Based upon a review of available scientific literature, there is an insufficient understanding of the actual occurrence and extent of the Blandings Turtle within the Sandhills based upon a records-based evaluation.

Consider these wetland districts that could be readily evaluated to determine whether or not this species occurs and its actual population status:

1) Northwest Cherry county where there is Shell Lake WMA, as well as nearby Alkali lake, and northward are several lakes, including some in northeast Sheridan county and into the extreme southern extent of South Dakota. It is not even clear whether the Blandings Turtle occurs at wetlands associated with Lacreek NWR. Several lakes in this area are on the McGinley Ranch owned by R.E. “Ted” Turner so perhaps he could fund studies to determine the extent on his properties, and which should include the numerous wetlands on the Spikebox Ranch in central Cherry county as well as the Fawn Lake Ranch at the western edge of Cherry county.
2) Lakes and wetland north of Cody where there is the especially prominent Threemile lake and other similar wetlands across the Nebraska boundary into southern South Dakota
3) The Mother lake country in southwest Cherry county where there are multiple lakes and associated wetlands.
4) Lakes and wetlands in the Hyannis area where specimens were collected for “freezing studies” a few years ago; Frye Lake WMA, Avocet WMA and Defair Lake WMA are in the immediate vicinity so there could be an understanding how these publically-owned sites might contribute to the survival of this turtle species and other natural life of the fauna and flora sorts.
5) Lakeland in southwest Brown county, with its multiple lakes and wetlands including several which are state owned wildlife management areas.
6) east-central Rock county including Twin Lake WMA, Stockdale lake, Cameron lake and others.
7) vicinity of Pony lake, Otter lake, Wolf lake and Snipe lake, as well as Dora lake to the east within Holt county.
8) Brown lake, Overton lake, Lambs lake and other water places along the south-western extent of Holt county.
9) Near Swan Lake, Grass lakebed, Maurice lakebed, Round lake and other wetland features westward of Amelia, Holt county.
10) Etc.

The only information that is available is a general distribution map and approximations of numbers. A general, estimated range map is not adequate as it does not indicate whether or not the species’ range extends into the sandhills of South Dakota.

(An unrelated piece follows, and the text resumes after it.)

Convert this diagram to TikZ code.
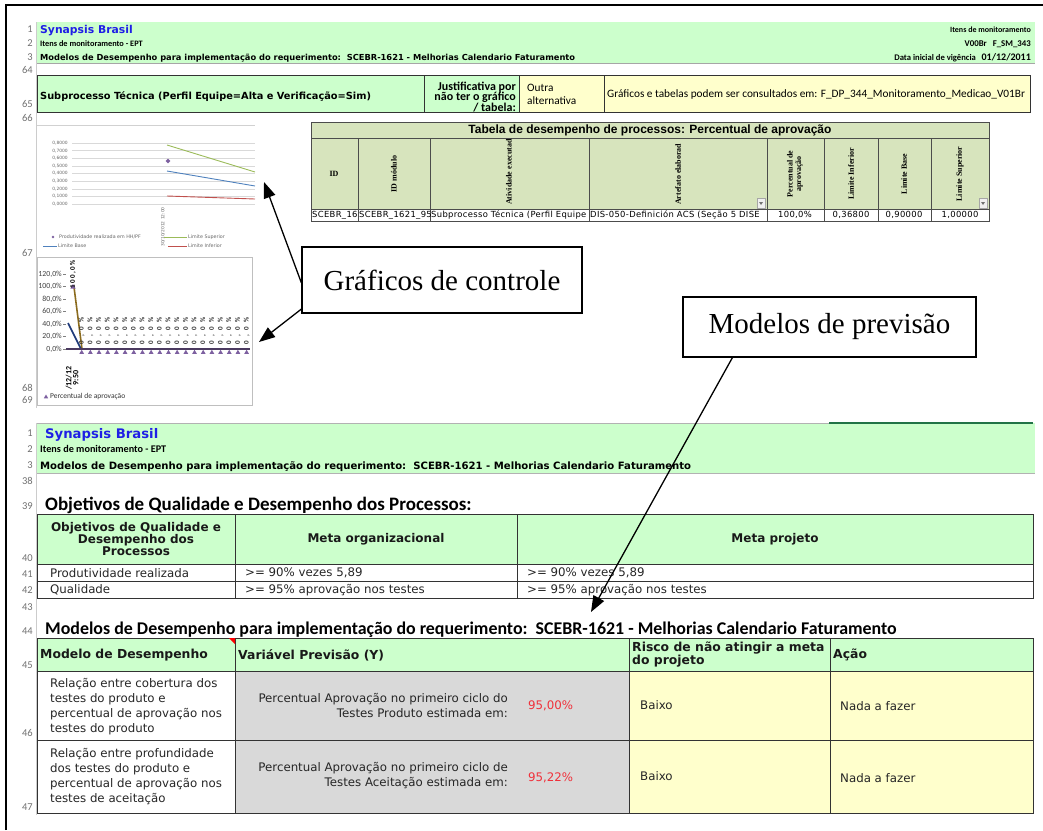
\documentclass[tikz,border=0pt]{standalone}
\usepackage{fontspec}
\setmainfont{DejaVu Sans}
\newfontfamily\calfont{Carlito}
\newfontfamily\arialfont{Liberation Sans}
\newfontfamily\timesfont{Liberation Serif}
\usetikzlibrary{arrows.meta,positioning,calc,shapes.geometric}

\definecolor{xlgreen}{HTML}{CCFFCC}
\definecolor{xlyellow}{HTML}{FFFFCC}
\definecolor{xlgrey}{HTML}{D9D9D9}
\definecolor{tabgreen}{HTML}{D7E4BD}
\definecolor{synblue}{HTML}{1F1FE6}
\definecolor{xlred}{HTML}{F0303A}
\definecolor{rowgrey}{HTML}{707070}
\definecolor{selgreen}{HTML}{217346}
\definecolor{limsup}{HTML}{9BBB59}
\definecolor{limbase}{HTML}{4F81BD}
\definecolor{liminf}{HTML}{C0504D}
\definecolor{prodpt}{HTML}{7D60A0}
\definecolor{oliveln}{HTML}{8B6B1E}
\definecolor{navyln}{HTML}{1F3A7A}

\newcommand{\fsz}[2]{\fontsize{#1}{#2}\selectfont}

\tikzset{
  rownr/.style={anchor=east,inner sep=0pt,text=rowgrey,font=\calfont\fsz{10.5}{11}},
  hdtext/.style={anchor=base west,inner sep=0pt},
  celltext/.style={anchor=west,inner sep=0pt,text=black!85,font=\fsz{11.8}{15}},
  cellhead/.style={inner sep=0pt,text=black!90,font=\bfseries\fsz{12}{12}},
  cellline/.style={draw=black!80,line width=0.8pt},
  rothead/.style={rotate=90,inner sep=0pt,font=\timesfont\bfseries\fsz{8}{8.5}},
  datacell/.style={inner sep=0pt,font=\fsz{8.4}{9}\addfontfeature{LetterSpace=4}},
  callout/.style={draw,line width=1.1pt,fill=white,inner sep=0pt,font=\timesfont\fsz{29}{34}},
  pointer/.style={-{Triangle[length=16pt,width=12pt]},line width=1.3pt},
  gridln/.style={draw=black!15,line width=0.4pt},
  tri/.style={regular polygon,regular polygon sides=3,fill=prodpt,inner sep=0pt,minimum size=6pt},
}

\begin{document}
\begin{tikzpicture}[x=1pt,y=-1pt]
\useasboundingbox (0,0) rectangle (1043,830);

% frame of the page
\draw[line width=2.6pt] (6,830) -- (6,5) -- (1043,5);
\draw[black!20] (36,22) -- (36,408) (36,423) -- (36,815);

% first sheet: header
\fill[xlgreen] (37,22) rectangle (1035,63);
\draw[black!35] (37,63) -- (1035,63);
\node[hdtext,text=synblue,font=\bfseries\fsz{10.8}{12}] (titA) at (40,33) {Synapsis Brasil};
\node[hdtext,font=\calfont\bfseries\fsz{8.3}{9}] (itA) at (40,46.5) {Itens de monitoramento - EPT};
\node[hdtext,font=\bfseries\fsz{8.3}{9}] (modA) at (40,60) {Modelos de Desempenho para implementação do requerimento:\ \ SCEBR-1621 - Melhorias Calendario Faturamento};
\node[anchor=base east,inner sep=0pt,font=\calfont\bfseries\fsz{8}{9}] (itR) at (1031,32.5) {Itens de monitoramento};
\node[anchor=base east,inner sep=0pt,font=\calfont\bfseries\fsz{8.8}{9}] (verR) at (1031,46.5) {V00Br\ \ \ F\_SM\_343};
\node[anchor=base east,inner sep=0pt,font=\calfont\bfseries\fsz{8.6}{9}] (dataR) at (1031,60) {Data inicial de vigência\ \ \ {\fsz{10}{10}01/12/2011}};

\foreach \n/\y [count=\i] in {1/29,2/43,3/57,64/70,65/104,66/118,67/253,68/388,69/400}
  \node[rownr] (ra\i) at (33,\y) {\n};

% row 65
\fill[xlgreen] (37,75) rectangle (519,112);
\fill[xlyellow] (519,75) rectangle (1030,112);
\draw[cellline] (37,75) rectangle (1030,112);
\draw[cellline] (424,75) -- (424,112) (519,75) -- (519,112) (604,75) -- (604,112);
\node[anchor=west,inner sep=0pt,font=\bfseries\fsz{9.8}{11}] (subA) at (40,97) {Subprocesso Técnica (Perfil Equipe=Alta e Verificação=Sim)};
\node[anchor=east,align=right,inner sep=0pt,font=\calfont\bfseries\fsz{12}{10.6}] (justA) at (516,97) {Justificativa por\\não ter o gráfico\\/ tabela:};
\node[anchor=west,align=left,inner sep=0pt,font=\calfont\fsz{11.3}{13}] (outA) at (527,94) {Outra\\alternativa};
\node[anchor=west,inner sep=0pt,font=\calfont\fsz{11.3}{12}] (grafA) at (607,94) {Gráficos e tabelas podem ser consultados em: F\_DP\_344\_Monitoramento\_Medicao\_V01Br};

% chart of productivity
\draw[black!18] (37,125) -- (255,125);
\foreach \k in {0,...,8}{
  \pgfmathsetmacro\yy{204-\k*7.625}
  \draw[gridln] (72,\yy) -- (255,\yy);
  \node[anchor=east,inner sep=0pt,text=black!60,font=\fsz{4.4}{5}] (ya\k) at (68,\yy) {0,\k000};
}
\draw[limsup,line width=0.9pt] (167,145) -- (255,172);
\draw[limbase,line width=0.9pt] (167,171) -- (255,186);
\draw[liminf,line width=0.9pt] (167,196) -- (255,199);
\node[diamond,fill=prodpt,inner sep=0pt,minimum size=5pt] (prodA) at (168,161) {};
\node[rotate=90,inner sep=0pt,text=black!60,font=\fsz{4.4}{5}] (dtA) at (163,227) {30/10/2012 12:00};
\node[diamond,fill=prodpt,inner sep=0pt,minimum size=3pt] (lgA) at (53,237) {};
\node[anchor=west,inner sep=0pt,text=black!60,font=\fsz{4.8}{5}] (lgAt) at (59,237) {Produtividade realizada em HH/PF};
\draw[limsup,line width=0.9pt] (164,237) -- (187,237);
\node[anchor=west,inner sep=0pt,text=black!60,font=\fsz{4.8}{5}] (lgBt) at (188,237) {Limite Superior};
\draw[limbase,line width=0.9pt] (43,246) -- (57,246);
\node[anchor=west,inner sep=0pt,text=black!60,font=\fsz{4.8}{5}] (lgCt) at (58,246) {Limite Base};
\draw[liminf,line width=0.9pt] (168,246) -- (187,246);
\node[anchor=west,inner sep=0pt,text=black!60,font=\fsz{4.8}{5}] (lgDt) at (188,246) {Limite Inferior};

% chart of approval
\draw[black!25] (37,257) rectangle (252,405);
\foreach \k in {0,...,6}{
  \pgfmathsetmacro\yy{349-\k*12.5}
  \pgfmathtruncatemacro\pc{\k*20}
  \node[anchor=east,inner sep=0pt,text=black!75,font=\calfont\fsz{7.8}{8}] (yb\k) at (62,\yy) {\pc,0\%};
  \draw[black!50] (63,\yy) -- (66,\yy);
}
\draw[oliveln,line width=1.6pt] (74,287) -- (82,349);
\draw[navyln,line width=1.6pt] (68,323) -- (81,349);
\draw[prodpt!60!black,line width=1.4pt] (66,349) -- (250,349);
\node[tri] (pa0) at (73,287) {};
\node[rotate=90,inner sep=0pt,font=\calfont\bfseries\fsz{7}{8}\addfontfeature{LetterSpace=20}] (lb0) at (73,274) {100,0\%};
\foreach \i in {1,...,20}{
  \pgfmathsetmacro\xx{73+\i*8.68}
  \node[tri,minimum size=5.5pt] (pa\i) at (\xx,352.5) {};
  \node[rotate=90,inner sep=0pt,text=black!80,font=\calfont\bfseries\fsz{7}{8}\addfontfeature{LetterSpace=60}] (lb\i) at (\xx,331) {0,0\%};
}
\node[rotate=90,align=center,inner sep=0pt,font=\calfont\bfseries\fsz{8}{7}] (xb) at (72,378) {/12/12\\9:50};
\node[tri,minimum size=5pt] (lgtri) at (46,397) {};
\node[anchor=west,inner sep=0pt,text=black!80,font=\calfont\fsz{7.5}{9}] (lgtxt) at (50,397) {Percentual de aprovação};

% table of performance
\fill[tabgreen] (311,122) rectangle (989,209);
\draw[black!70,line width=0.6pt] (311,122) rectangle (989,221);
\draw[black!70,line width=0.6pt] (311,138) -- (989,138) (311,209) -- (989,209);
\foreach \x in {358,430,589,767,824,878,931}
  \draw[black!70,line width=0.6pt] (\x,138) -- (\x,221);
\node[inner sep=0pt,font=\arialfont\bfseries\fsz{12}{13}] (tabT) at (650,130) {Tabela de desempenho de processos: Percentual de aprovação};
\node[inner sep=0pt,font=\timesfont\bfseries\fsz{8}{8.5}] (hID) at (334,174) {ID};
\node[rothead] (hMod) at (394,174) {ID módulo};
\node[rothead,anchor=west] (hAtv) at (509,205) {Atividade executad};
\node[rothead,anchor=west] (hArt) at (678,205) {Artefato elaborad};
\node[rothead,align=center] (hPct) at (795,174) {Percentual de\\aprovação};
\node[rothead] (hInf) at (851,174) {Limite Inferior};
\node[rothead] (hBas) at (904,174) {Limite Base};
\node[rothead] (hSup) at (960,174) {Limite Superior};
\foreach \x in {766,988}{
  \draw[fill=black!6,draw=black!35] (\x-9,198) rectangle (\x-1,208);
  \fill[black!55] (\x-7,202) -- (\x-3,202) -- (\x-5,205) -- cycle;
}
\node[datacell,anchor=west] (dID) at (312,215) {SCEBR\_16};
\node[datacell,anchor=west] (dMod) at (359,215) {SCEBR\_1621\_95};
\node[datacell,anchor=west] (dAtv) at (431,215) {Subprocesso Técnica (Perfil Equipe};
\node[datacell,anchor=west] (dArt) at (590,215) {DIS-050-Definición ACS (Seção 5 DISE};
\node[datacell] (dPct) at (795,215) {100,0\%};
\node[datacell] (dInf) at (851,215) {0,36800};
\node[datacell] (dBas) at (904,215) {0,90000};
\node[datacell] (dSup) at (960,215) {1,00000};

% second sheet: header
\fill[xlgreen] (37,423) rectangle (1035,473);
\draw[black!30] (37,423) -- (829,423) (37,473) -- (1035,473);
\draw[selgreen,line width=1.6pt] (829,423) -- (1033,423);
\node[hdtext,text=synblue,font=\bfseries\fsz{13.2}{14}] (titB) at (45,438) {Synapsis Brasil};
\node[hdtext,font=\calfont\bfseries\fsz{10.2}{11}] (itB) at (40,452.5) {Itens de monitoramento - EPT};
\node[hdtext,font=\bfseries\fsz{10.1}{11}] (modB) at (40,469) {Modelos de Desempenho para implementação do requerimento:\ \ SCEBR-1621 - Melhorias Calendario Faturamento};

\foreach \n/\y [count=\i] in {1/433,2/449,3/465,38/481,39/506,40/558,41/574,42/590,43/607,44/631,45/665,46/733,47/807}
  \node[rownr] (rb\i) at (33,\y) {\n};

% objectives table
\node[hdtext,font=\calfont\bfseries\fsz{19}{20}] (objT) at (45,510) {Objetivos de Qualidade e Desempenho dos Processos:};
\fill[xlgreen] (37,514) rectangle (1033,564);
\draw[cellline] (37,514) rectangle (1033,598);
\draw[cellline] (37,564) -- (1033,564) (37,581) -- (1033,581) (235,514) -- (235,598) (517,514) -- (517,598);
\node[cellhead,align=center] (oH1) at (136,539) {Objetivos de Qualidade e\\Desempenho dos\\Processos};
\node[cellhead] (oH2) at (376,539) {Meta organizacional};
\node[cellhead] (oH3) at (775,539) {Meta projeto};
\node[celltext] (oA1) at (50,573) {Produtividade realizada};
\node[celltext] (oA2) at (245,573) {>= 90\% vezes 5,89};
\node[celltext] (oA3) at (527,573) {>= 90\% vezes 5,89};
\node[celltext] (oB1) at (50,590) {Qualidade};
\node[celltext] (oB2) at (245,590) {>= 95\% aprovação nos testes};
\node[celltext] (oB3) at (527,590) {>= 95\% aprovação nos testes};

% models table
\node[hdtext,font=\calfont\bfseries\fsz{17.9}{19}] (modT) at (45,634) {Modelos de Desempenho para implementação do requerimento:\ \ SCEBR-1621 - Melhorias Calendario Faturamento};
\fill[xlgreen] (37,638) rectangle (1033,671);
\fill[xlgrey] (235,671) rectangle (629,813);
\fill[xlyellow] (629,671) rectangle (1033,813);
\draw[cellline] (37,638) rectangle (1033,813);
\draw[cellline] (37,671) -- (1033,671) (37,740) -- (1033,740) (235,638) -- (235,813) (629,638) -- (629,813) (830,638) -- (830,813);
\fill[red] (229,638) -- (235,638) -- (235,644) -- cycle;
\node[cellhead,anchor=west,font=\bfseries\fsz{12.4}{13}] (mH1) at (40,655) {Modelo de Desempenho};
\node[cellhead,anchor=west,font=\bfseries\fsz{12.4}{13}] (mH2) at (238,655) {Variável Previsão (Y)};
\node[cellhead,anchor=west,align=left,font=\bfseries\fsz{12.4}{13}] (mH3) at (632,655) {Risco de não atingir a meta\\do projeto};
\node[cellhead,anchor=west,font=\bfseries\fsz{12.4}{13}] (mH4) at (833,655) {Ação};
\node[celltext,align=left] (mA1) at (50,707) {Relação entre cobertura dos\\testes do produto e\\percentual de aprovação nos\\testes do produto};
\node[celltext,anchor=east,align=right] (mA2) at (508,705) {Percentual Aprovação no primeiro ciclo do\\Testes Produto estimada em:};
\node[celltext,text=xlred] (mA3) at (528,706) {95,00\%};
\node[celltext] (mA4) at (640,705) {Baixo};
\node[celltext] (mA5) at (840,706) {Nada a fazer};
\node[celltext,align=left] (mB1) at (50,777) {Relação entre profundidade\\dos testes do produto e\\percentual de aprovação nos\\testes de aceitação};
\node[celltext,anchor=east,align=right] (mB2) at (508,776) {Percentual Aprovação no primeiro ciclo de\\Testes Aceitação estimada em:};
\node[celltext,text=xlred] (mB3) at (528,778) {95,22\%};
\node[celltext] (mB4) at (640,776) {Baixo};
\node[celltext] (mB5) at (840,778) {Nada a fazer};

% callouts
\node[callout,minimum width=280pt,minimum height=66pt] (ctrlbox) at (442,280) {Gráficos de controle};
\node[callout,minimum width=293pt,minimum height=60pt] (prevbox) at (829.5,327) {Modelos de previsão};
\coordinate (chartA) at (264,182);
\coordinate (chartB) at (259,342);
\coordinate (tabB) at (591,612);
\draw[pointer] ([yshift=-3pt]ctrlbox.west) -- (chartA);
\draw[pointer] ([yshift=-29pt]ctrlbox.west) -- (chartB);
\draw[pointer] ($(prevbox.south west)!0.17!(prevbox.south east)$) -- (tabB);
\end{tikzpicture}
\end{document}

Certainly Valentine NWR is a supposedly a refuge for this species, but any actuals are lacking on the situation in 2017. No one associated with the U.S. Fish and Wildlife Service would be able to provide an accurate census figure for the number of Blandings Turtle that now occur at this lake district which they own and manage. The National Park Service has indicated that this species does not occur along the Niobrara National Scenic River which is indicated to be a part of this species distribution in the state. What could the so-called Nebraska Natural Legacy Project be able to provide a records-based range of occurrence, yet the staff of the Nebraska Game and Parks Commission continue to use public funds for their salaries as they rely on sporadic research findings to indicate how they are protecting natural features of importance to so many resident citizens. Their goals are seemingly not being fulfilled because follow-up efforts seem to be lacking?

It is very much likely that this turtle no longer occurs in the eastern-most Nebraska counties which are indicated as part of the overall range. It is questionable that Blandings Turtle occur anywhere eastward of the confluence of the Loup and Platte rivers.

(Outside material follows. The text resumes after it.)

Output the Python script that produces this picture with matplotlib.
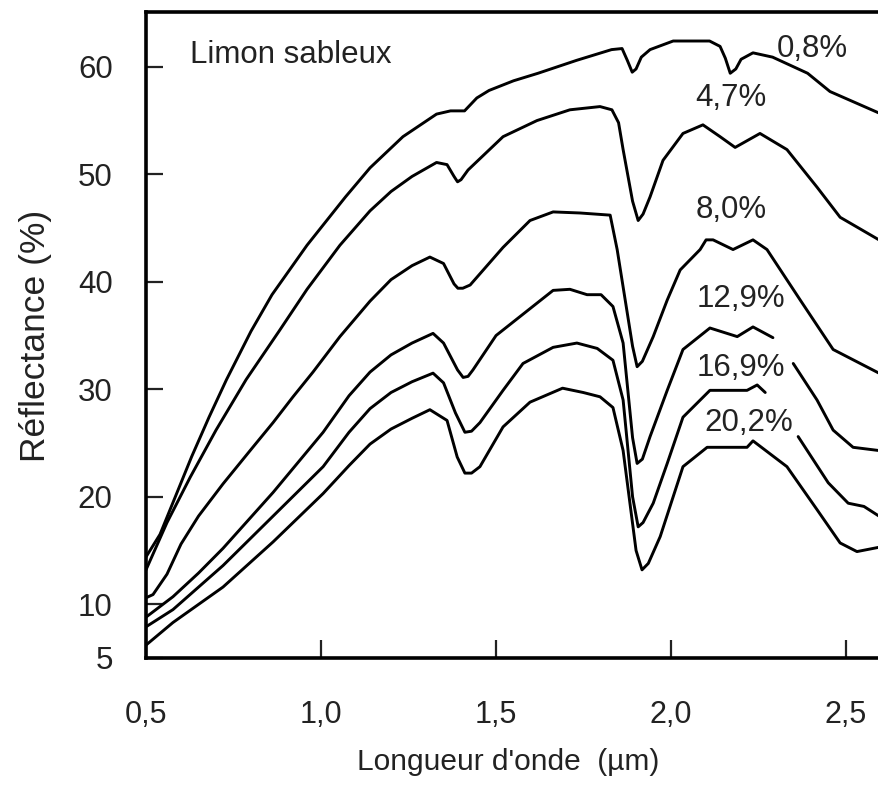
import numpy as np
import matplotlib
matplotlib.use("Agg")
import matplotlib.pyplot as plt

plt.rcParams['font.family'] = ['Liberation Sans', 'DejaVu Sans']

## Spectres de réflectance, limon sableux, 6 teneurs en eau
## (nan = trou du trait sous l'étiquette)
nan = np.nan

wl_08 = [0.50, 0.54, 0.58, 0.63, 0.68, 0.73, 0.80, 0.86, 0.96, 1.07, 1.14, 1.234, 1.33, 1.37, 1.41,
         1.445, 1.48, 1.55, 1.62, 1.73, 1.83, 1.86, 1.875, 1.889, 1.90, 1.915, 1.94, 2.006, 2.11,
         2.14, 2.155, 2.169, 2.185, 2.20, 2.234, 2.29, 2.39, 2.454, 2.594]
r_08 = [14.4, 16.5, 19.7, 23.7, 27.4, 30.9, 35.4, 38.8, 43.4, 47.9, 50.6, 53.5, 55.6, 55.9, 55.9,
        57.1, 57.8, 58.7, 59.4, 60.6, 61.6, 61.7, 60.6, 59.5, 59.8, 60.9, 61.6, 62.4, 62.4,
        61.9, 60.8, 59.4, 59.8, 60.7, 61.3, 60.9, 59.4, 57.7, 55.7]

wl_47 = [0.50, 0.56, 0.626, 0.70, 0.786, 0.88, 0.96, 1.054, 1.14, 1.20, 1.26, 1.33, 1.36, 1.38,
         1.39, 1.40, 1.42, 1.52, 1.617, 1.711, 1.797, 1.831, 1.85, 1.863, 1.89, 1.906, 1.92, 1.94,
         1.977, 2.034, 2.091, 2.14, 2.183, 2.254, 2.331, 2.417, 2.483, 2.594]
r_47 = [13.2, 17.6, 21.8, 26.2, 30.9, 35.4, 39.3, 43.4, 46.6, 48.4, 49.8, 51.1, 50.9, 49.8,
        49.3, 49.5, 50.4, 53.5, 55.0, 56.0, 56.3, 56.0, 54.8, 52.3, 47.5, 45.7, 46.3, 47.9,
        51.3, 53.8, 54.6, 53.5, 52.5, 53.8, 52.3, 48.8, 46.0, 43.9]

wl_80 = [0.50, 0.52, 0.56, 0.60, 0.65, 0.72, 0.80, 0.863, 0.92, 0.977, 1.054, 1.14, 1.20, 1.26,
         1.311, 1.35, 1.38, 1.391, 1.405, 1.426, 1.52, 1.597, 1.663, 1.74, 1.826, 1.846, 1.89,
         1.903, 1.918, 1.949, 1.989, 2.026, 2.083, 2.10, 2.12, 2.177, 2.234, 2.274, 2.369, 2.463,
         2.594]
r_80 = [10.6, 10.9, 12.8, 15.6, 18.2, 21.2, 24.4, 26.9, 29.3, 31.6, 34.9, 38.2, 40.2, 41.5,
        42.3, 41.7, 39.8, 39.4, 39.4, 39.7, 43.2, 45.7, 46.5, 46.4, 46.2, 43.0, 34.0,
        32.1, 32.6, 34.9, 38.3, 41.1, 43.0, 43.9, 43.9, 43.0, 43.9, 43.0, 38.3, 33.7,
        31.5]

wl_129 = [0.50, 0.577, 0.65, 0.72, 0.863, 1.006, 1.08, 1.14, 1.20, 1.26, 1.32, 1.35, 1.39, 1.406,
          1.42, 1.434, 1.50, 1.663, 1.711, 1.76, 1.80, 1.834, 1.863, 1.89, 1.903, 1.918, 1.94,
          1.989, 2.034, 2.111, 2.189, 2.234, 2.291, 2.32, 2.349, 2.417, 2.463, 2.52, 2.594]
r_129 = [8.8, 10.7, 12.9, 15.2, 20.4, 26.0, 29.4, 31.6, 33.2, 34.3, 35.2, 34.3, 31.8, 31.1,
         31.2, 31.8, 35.0, 39.2, 39.3, 38.8, 38.8, 37.7, 34.3, 25.5, 23.1, 23.5, 25.6,
         29.9, 33.7, 35.7, 34.9, 35.8, 34.8, nan, 32.4, 29.0, 26.2, 24.6, 24.3]

wl_169 = [0.50, 0.577, 0.72, 0.863, 1.006, 1.08, 1.14, 1.20, 1.26, 1.32, 1.35, 1.384, 1.411,
          1.43, 1.454, 1.52, 1.577, 1.663, 1.731, 1.789, 1.834, 1.863, 1.89, 1.906, 1.92, 1.949,
          1.989, 2.034, 2.111, 2.217, 2.246, 2.269, 2.32, 2.363, 2.449, 2.506, 2.551, 2.594]
r_169 = [7.9, 9.5, 13.6, 18.2, 22.8, 26.0, 28.2, 29.7, 30.7, 31.5, 30.6, 27.8, 26.0,
         26.1, 26.9, 29.9, 32.4, 33.9, 34.3, 33.8, 32.7, 29.0, 20.0, 17.2, 17.6, 19.4,
         23.1, 27.4, 29.9, 29.9, 30.4, 29.7, nan, 25.6, 21.3, 19.4, 19.1, 18.2]

wl_202 = [0.50, 0.577, 0.72, 0.863, 1.006, 1.08, 1.14, 1.20, 1.26, 1.311, 1.36, 1.389, 1.411,
          1.43, 1.454, 1.52, 1.597, 1.69, 1.749, 1.797, 1.834, 1.863, 1.90, 1.917, 1.935, 1.969,
          2.034, 2.103, 2.217, 2.234, 2.331, 2.417, 2.483, 2.531, 2.594]
r_202 = [6.2, 8.3, 11.6, 15.8, 20.3, 22.9, 24.9, 26.3, 27.3, 28.1, 27.1, 23.7, 22.2,
         22.2, 22.8, 26.5, 28.8, 30.1, 29.7, 29.3, 28.3, 24.3, 15.0, 13.2, 13.8, 16.3,
         22.8, 24.6, 24.6, 25.2, 22.8, 18.8, 15.7, 14.9, 15.3]

series_labels = ['0,8%', '4,7%', '8,0%', '12,9%', '16,9%', '20,2%']
series_wl = [wl_08, wl_47, wl_80, wl_129, wl_169, wl_202]
series_r = [r_08, r_47, r_80, r_129, r_169, r_202]

x_ticks = [0.5, 1.0, 1.5, 2.0, 2.5]
x_ticklabels = ['0,5', '1,0', '1,5', '2,0', '2,5']
y_ticks = [5, 10, 20, 30, 40, 50, 60]
y_ticklabels = ['5', '10', '20', '30', '40', '50', '60']

# where the curve names sit (x, y in data units)
label_pos = [(2.403, 61.7), (2.171, 57.1), (2.171, 46.7), (2.200, 38.4), (2.200, 32.0), (2.223, 26.9)]


fig = plt.figure(figsize=(8.79, 7.94), dpi=100)
ax = fig.add_axes([0.1661, 0.1713, 0.8339, 0.8136])

for wl, r in zip(series_wl, series_r):
    ax.plot(wl, r, color='black', lw=2.1, solid_capstyle='round', solid_joinstyle='round')

for name, (lx, ly) in zip(series_labels, label_pos):
    ax.text(lx, ly, name, fontsize=22.5, ha='center', va='center', color='#222222')

ax.text(0.626, 61.1, 'Limon sableux', fontsize=22.5, ha='left', va='center', color='#222222')

ax.set_xlim(0.5, 2.594)
ax.set_ylim(5, 65.1)

ax.set_xticks(x_ticks)
ax.set_xticklabels(x_ticklabels)
ax.set_yticks(y_ticks)
ax.set_yticklabels(y_ticklabels)

ax.tick_params(axis='x', direction='in', length=13, width=1.6, pad=30, labelsize=22, colors='#222222')
ax.tick_params(axis='y', direction='in', length=12, width=1.6, pad=24, labelsize=22.5, colors='#222222')

for side in ['left', 'bottom', 'top']:
    ax.spines[side].set_linewidth(2.6)
ax.spines['right'].set_visible(False)

ax.set_xlabel("Longueur d'onde  (µm)", fontsize=21.5, color='#222222')
ax.set_ylabel('Réflectance (%)', fontsize=25.5, color='#222222')
ax.xaxis.set_label_coords(0.494, -0.140)
ax.yaxis.set_label_coords(-0.128, 0.498)

fig.savefig('out.png', dpi=100)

A study issued in association with the University of Nebraska at Kearney as found online, indicated very recently that there would be research done along the Platte River in the nearby vicinity, as there was information indicating the previous presence of Blandings Turtle. None were found following survey efforts. So the local population has obviously been extirpated.

There is an obvious lack of attention to validating where this turtle – as well as many other species of Nebraska’s flora and fauna – actually occur. Our natural heritage is being slowly but certainly decimated. Within the sandhills where some species strive, there is a great demand by some to industrialize the landscape and bring ruination to one of the last, best great spaces in the world.